### WHAT NEEDS TO BE DONE
Count how many lines below include the string "this", and give that number without anything else.

### Code that draws figures

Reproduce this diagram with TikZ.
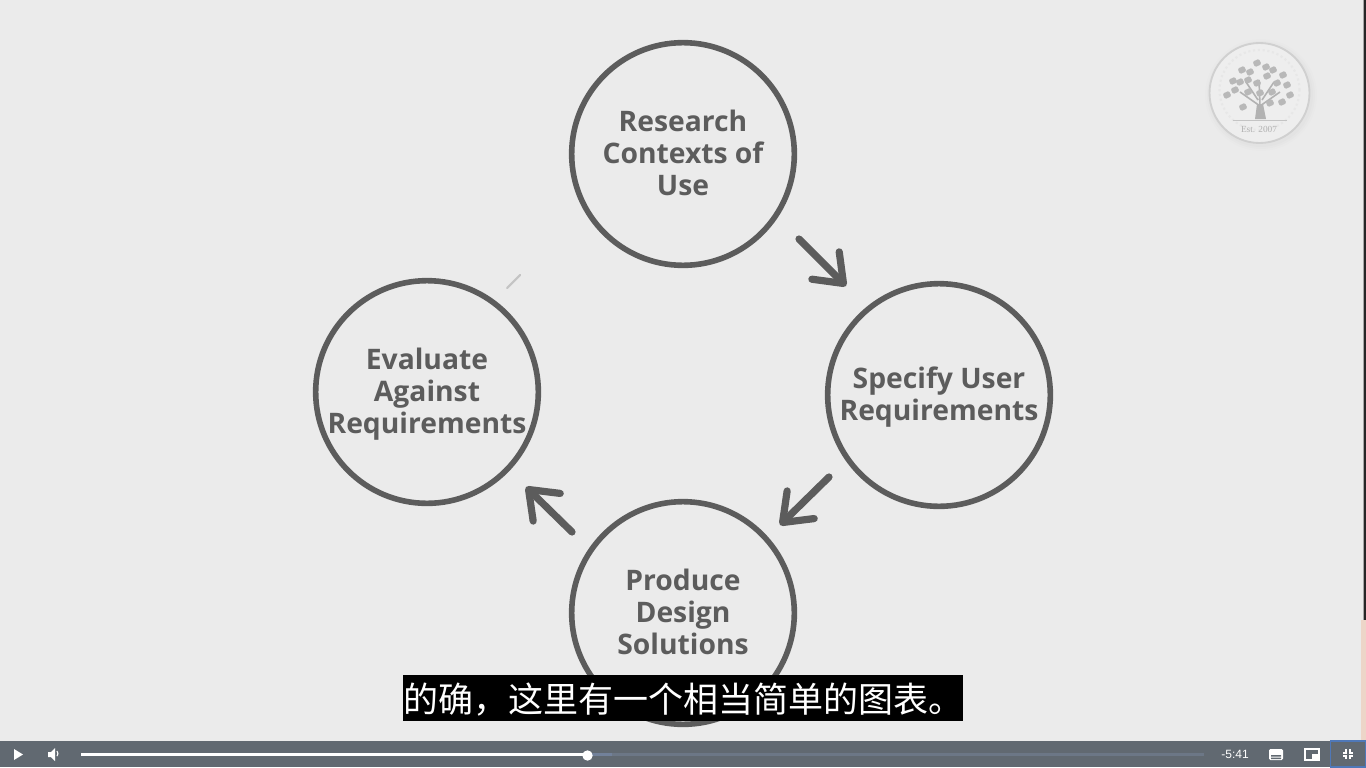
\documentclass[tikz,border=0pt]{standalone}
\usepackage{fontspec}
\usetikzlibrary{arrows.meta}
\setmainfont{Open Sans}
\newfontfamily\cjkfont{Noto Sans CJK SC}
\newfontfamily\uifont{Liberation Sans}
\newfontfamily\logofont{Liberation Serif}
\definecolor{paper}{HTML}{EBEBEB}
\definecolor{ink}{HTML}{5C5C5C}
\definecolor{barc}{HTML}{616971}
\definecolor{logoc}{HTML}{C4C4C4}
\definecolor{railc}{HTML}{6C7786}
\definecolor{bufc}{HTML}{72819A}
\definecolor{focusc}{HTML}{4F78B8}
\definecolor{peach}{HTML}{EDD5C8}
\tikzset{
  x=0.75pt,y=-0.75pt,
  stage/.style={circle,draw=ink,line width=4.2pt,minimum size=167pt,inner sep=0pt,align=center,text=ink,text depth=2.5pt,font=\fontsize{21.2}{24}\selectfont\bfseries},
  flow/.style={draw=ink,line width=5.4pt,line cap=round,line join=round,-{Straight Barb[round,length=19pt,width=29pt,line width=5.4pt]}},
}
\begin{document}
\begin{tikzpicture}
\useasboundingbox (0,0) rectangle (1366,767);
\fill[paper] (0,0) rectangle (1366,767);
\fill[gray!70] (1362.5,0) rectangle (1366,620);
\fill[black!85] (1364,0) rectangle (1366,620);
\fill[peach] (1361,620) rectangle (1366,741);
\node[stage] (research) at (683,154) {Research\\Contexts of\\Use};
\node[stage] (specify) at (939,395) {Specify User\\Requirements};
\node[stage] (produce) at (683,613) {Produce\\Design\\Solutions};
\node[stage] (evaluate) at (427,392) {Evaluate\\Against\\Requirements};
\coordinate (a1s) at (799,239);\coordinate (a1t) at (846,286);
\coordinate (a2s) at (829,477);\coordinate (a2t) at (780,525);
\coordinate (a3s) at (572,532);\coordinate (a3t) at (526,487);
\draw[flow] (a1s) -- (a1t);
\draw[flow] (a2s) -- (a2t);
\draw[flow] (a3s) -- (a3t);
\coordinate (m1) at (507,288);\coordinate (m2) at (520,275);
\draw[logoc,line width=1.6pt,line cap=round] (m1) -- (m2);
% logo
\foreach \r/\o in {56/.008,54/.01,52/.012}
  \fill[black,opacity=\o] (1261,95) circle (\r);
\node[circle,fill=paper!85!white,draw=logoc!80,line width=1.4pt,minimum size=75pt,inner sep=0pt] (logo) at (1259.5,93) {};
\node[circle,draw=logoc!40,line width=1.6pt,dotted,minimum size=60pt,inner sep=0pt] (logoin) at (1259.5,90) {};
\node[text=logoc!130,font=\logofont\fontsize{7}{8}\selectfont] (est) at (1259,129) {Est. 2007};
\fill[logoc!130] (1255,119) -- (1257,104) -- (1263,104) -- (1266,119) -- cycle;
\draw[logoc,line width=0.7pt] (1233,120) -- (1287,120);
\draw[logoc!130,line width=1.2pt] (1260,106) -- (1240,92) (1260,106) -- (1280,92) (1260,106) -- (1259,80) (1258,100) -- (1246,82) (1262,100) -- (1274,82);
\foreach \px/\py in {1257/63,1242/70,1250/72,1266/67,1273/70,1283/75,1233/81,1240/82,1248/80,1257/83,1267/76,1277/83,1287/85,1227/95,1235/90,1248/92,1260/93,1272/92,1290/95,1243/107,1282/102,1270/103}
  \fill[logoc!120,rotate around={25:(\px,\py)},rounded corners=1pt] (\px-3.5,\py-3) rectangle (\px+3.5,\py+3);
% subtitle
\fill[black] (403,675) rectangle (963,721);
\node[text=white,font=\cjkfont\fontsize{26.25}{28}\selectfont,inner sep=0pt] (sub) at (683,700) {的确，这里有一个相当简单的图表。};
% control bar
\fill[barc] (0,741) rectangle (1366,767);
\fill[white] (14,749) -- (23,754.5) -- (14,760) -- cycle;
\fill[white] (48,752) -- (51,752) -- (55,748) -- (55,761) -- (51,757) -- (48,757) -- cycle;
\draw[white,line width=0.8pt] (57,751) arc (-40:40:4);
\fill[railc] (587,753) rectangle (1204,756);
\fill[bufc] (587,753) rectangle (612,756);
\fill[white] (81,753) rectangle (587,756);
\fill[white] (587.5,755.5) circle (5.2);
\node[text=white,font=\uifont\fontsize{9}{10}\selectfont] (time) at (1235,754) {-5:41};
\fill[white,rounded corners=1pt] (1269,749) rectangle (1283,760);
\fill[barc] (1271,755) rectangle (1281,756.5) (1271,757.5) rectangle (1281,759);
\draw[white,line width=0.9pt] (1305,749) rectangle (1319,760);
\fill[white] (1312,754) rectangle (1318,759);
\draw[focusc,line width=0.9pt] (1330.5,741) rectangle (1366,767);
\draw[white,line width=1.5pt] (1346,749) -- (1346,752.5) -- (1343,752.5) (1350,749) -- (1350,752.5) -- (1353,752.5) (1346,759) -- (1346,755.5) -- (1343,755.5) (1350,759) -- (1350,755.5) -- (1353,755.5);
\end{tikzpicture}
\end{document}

* * *

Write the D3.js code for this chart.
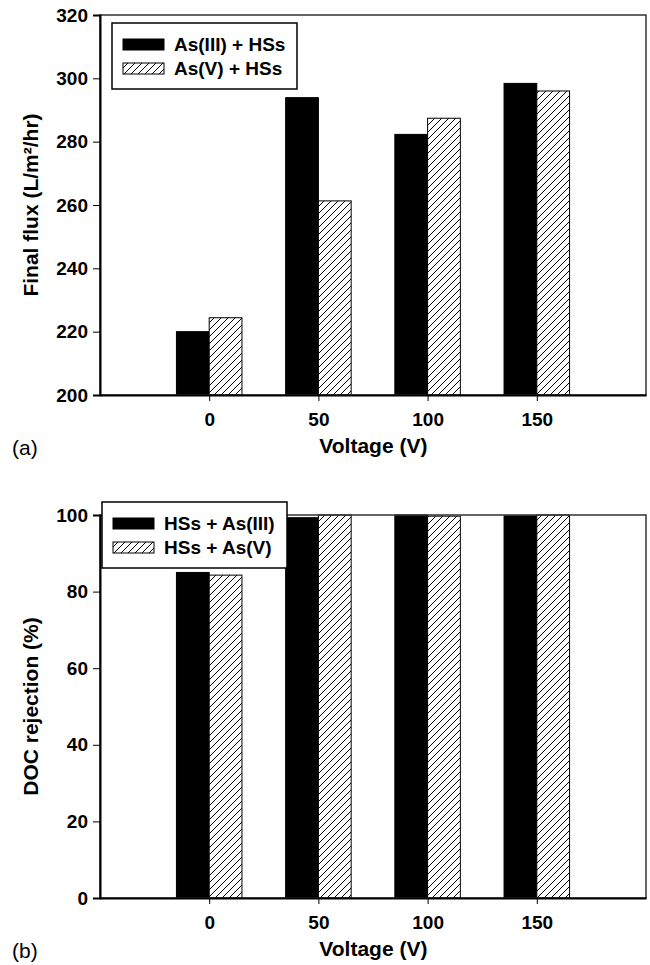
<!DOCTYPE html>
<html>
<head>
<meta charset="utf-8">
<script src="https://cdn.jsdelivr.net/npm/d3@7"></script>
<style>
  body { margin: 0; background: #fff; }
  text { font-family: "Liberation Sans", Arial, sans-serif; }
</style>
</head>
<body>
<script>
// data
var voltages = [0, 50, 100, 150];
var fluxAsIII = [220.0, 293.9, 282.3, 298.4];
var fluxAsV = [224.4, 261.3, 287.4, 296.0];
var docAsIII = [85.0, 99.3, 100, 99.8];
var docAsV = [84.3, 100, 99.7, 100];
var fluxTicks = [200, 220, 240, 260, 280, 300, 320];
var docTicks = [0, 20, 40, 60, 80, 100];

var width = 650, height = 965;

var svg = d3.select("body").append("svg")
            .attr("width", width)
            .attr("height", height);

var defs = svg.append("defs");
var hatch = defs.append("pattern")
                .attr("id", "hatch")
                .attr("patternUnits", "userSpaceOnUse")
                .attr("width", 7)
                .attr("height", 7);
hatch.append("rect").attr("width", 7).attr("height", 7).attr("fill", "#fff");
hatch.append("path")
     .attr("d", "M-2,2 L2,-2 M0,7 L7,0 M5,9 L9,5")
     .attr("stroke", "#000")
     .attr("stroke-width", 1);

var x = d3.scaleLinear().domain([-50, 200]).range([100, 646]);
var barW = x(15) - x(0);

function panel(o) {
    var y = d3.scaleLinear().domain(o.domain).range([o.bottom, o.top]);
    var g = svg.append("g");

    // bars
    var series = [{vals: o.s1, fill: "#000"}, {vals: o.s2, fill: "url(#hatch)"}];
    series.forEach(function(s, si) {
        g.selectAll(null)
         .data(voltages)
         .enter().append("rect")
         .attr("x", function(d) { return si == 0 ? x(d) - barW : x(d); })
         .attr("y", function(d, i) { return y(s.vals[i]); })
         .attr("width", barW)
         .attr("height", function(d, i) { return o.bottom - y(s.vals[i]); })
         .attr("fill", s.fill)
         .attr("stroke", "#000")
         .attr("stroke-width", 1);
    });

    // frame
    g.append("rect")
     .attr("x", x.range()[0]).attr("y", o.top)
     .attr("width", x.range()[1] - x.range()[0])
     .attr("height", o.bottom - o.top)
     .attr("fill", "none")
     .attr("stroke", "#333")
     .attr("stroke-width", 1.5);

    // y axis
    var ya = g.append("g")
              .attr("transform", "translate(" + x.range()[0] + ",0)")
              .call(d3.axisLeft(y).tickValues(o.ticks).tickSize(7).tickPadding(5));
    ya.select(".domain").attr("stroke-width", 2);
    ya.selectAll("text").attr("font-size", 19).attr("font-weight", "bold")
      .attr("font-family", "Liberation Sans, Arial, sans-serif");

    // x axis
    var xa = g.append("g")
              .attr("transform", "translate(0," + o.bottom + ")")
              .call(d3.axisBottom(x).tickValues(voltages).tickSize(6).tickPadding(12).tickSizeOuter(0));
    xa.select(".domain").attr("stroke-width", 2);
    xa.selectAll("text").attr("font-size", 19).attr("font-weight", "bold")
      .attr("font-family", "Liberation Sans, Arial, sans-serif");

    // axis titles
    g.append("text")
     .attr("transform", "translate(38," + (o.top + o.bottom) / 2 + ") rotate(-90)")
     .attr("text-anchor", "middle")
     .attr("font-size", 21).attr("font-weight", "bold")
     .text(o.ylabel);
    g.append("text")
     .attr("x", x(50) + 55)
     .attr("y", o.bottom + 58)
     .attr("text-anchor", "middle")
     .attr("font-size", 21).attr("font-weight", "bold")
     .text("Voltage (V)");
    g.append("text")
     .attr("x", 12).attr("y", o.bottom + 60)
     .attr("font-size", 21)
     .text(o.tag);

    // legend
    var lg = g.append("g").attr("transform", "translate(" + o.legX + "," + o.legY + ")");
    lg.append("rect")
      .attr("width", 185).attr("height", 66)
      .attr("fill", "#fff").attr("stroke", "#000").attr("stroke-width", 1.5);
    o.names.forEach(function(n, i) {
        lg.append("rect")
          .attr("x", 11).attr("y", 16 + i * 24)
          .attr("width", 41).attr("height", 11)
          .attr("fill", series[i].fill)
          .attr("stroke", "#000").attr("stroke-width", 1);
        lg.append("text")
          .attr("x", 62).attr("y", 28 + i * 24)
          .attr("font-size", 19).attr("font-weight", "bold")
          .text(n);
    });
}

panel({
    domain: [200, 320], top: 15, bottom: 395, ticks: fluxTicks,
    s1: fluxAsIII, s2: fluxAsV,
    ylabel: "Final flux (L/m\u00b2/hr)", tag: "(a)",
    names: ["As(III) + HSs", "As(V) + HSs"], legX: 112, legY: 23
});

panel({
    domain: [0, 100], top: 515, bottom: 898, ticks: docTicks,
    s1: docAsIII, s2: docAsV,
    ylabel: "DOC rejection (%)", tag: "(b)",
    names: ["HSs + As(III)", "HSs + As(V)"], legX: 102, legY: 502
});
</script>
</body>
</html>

### EXERCISE RESULT
2